Une base de donnée publique accessible à tous en magasin pour présenter en détail les catalogues de tous les éditeurs ?

Tout ça à la fois ?

 

   Le gouvernement devrait s’attaquer, avec ou sans l’Europe, à l’exil fiscal, pour récupérer tout ce bel argent qui part au Luxembourg sans passer par la case état français. 
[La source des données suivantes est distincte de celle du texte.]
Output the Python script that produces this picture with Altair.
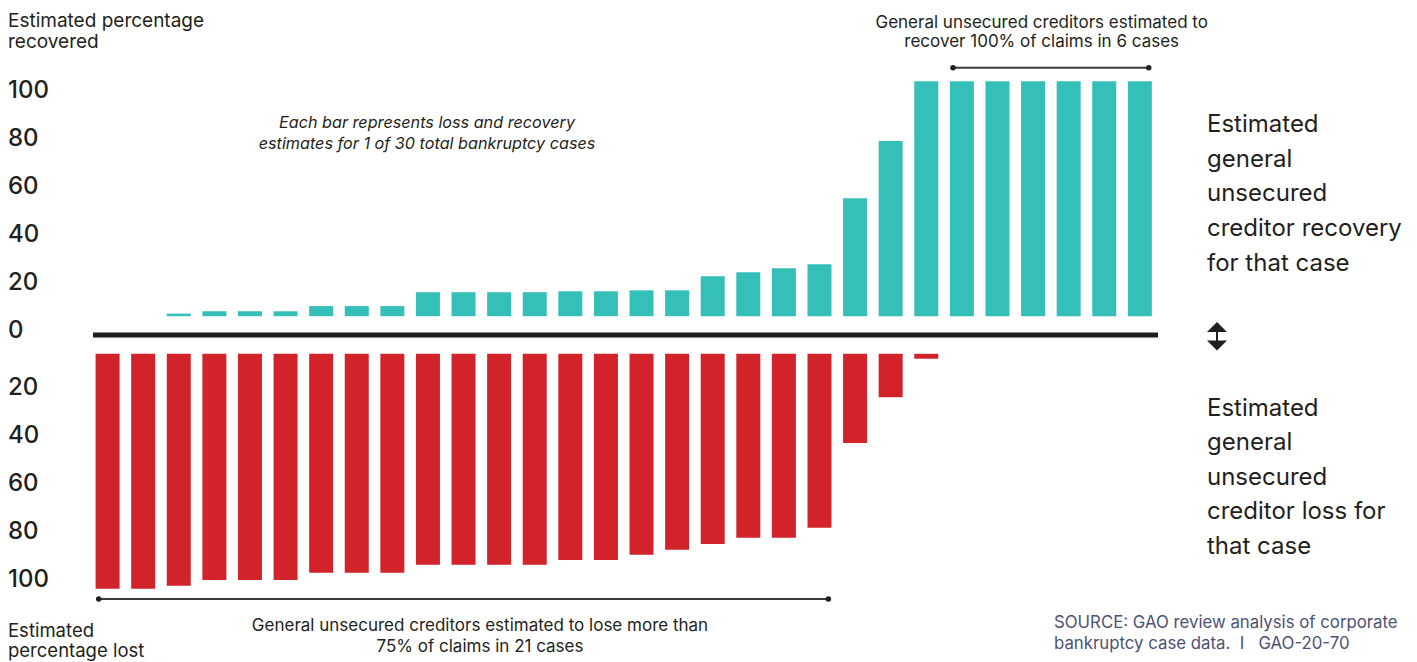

Ceci n’est pas une attaque contre Amazon, bien qu’on puisse le prendre en ce sens. L’Américain est probablement nécessaire et complémentaire des librairies traditionnelles, ne serait-ce que sur la possibilité d’avoir des livres qui ne sont plus édités ou l’achat d’urgence d’ouvrages rares (pour rester dans le domaine du livre), ses innovations. Les deux entités peuvent exister. Amazon propose l’achat et le "conseil" simple  tandis que les librairies proposent l’animation, les dédicaces, les rencontres et découvertes parfois insolites.

On peut évidemment argumenter qu’Amazon est vivement critiqué pour ses méthodes de travail peu morales et humaines (France, Allemagne, USA, notamment), ses pressions sur les éditeurs (conflit actuel avec Hachette USA où Amazon est critiqué par les auteurs alors qu’il dit vouloir défendre leurs intérêts) et surtout pour son contournement des lois fiscales de différents pays (le jeu d’Amazon les amène à toucher plus d’aides du gouvernement britannique que ce qu’elle ne paye d’impôts.). Mais au final, Amazon a des clients, tout comme les librairies. Il a des fidèles qui ne s’arrêteront pas à cette mesurette et continueront à aller commander en ligne.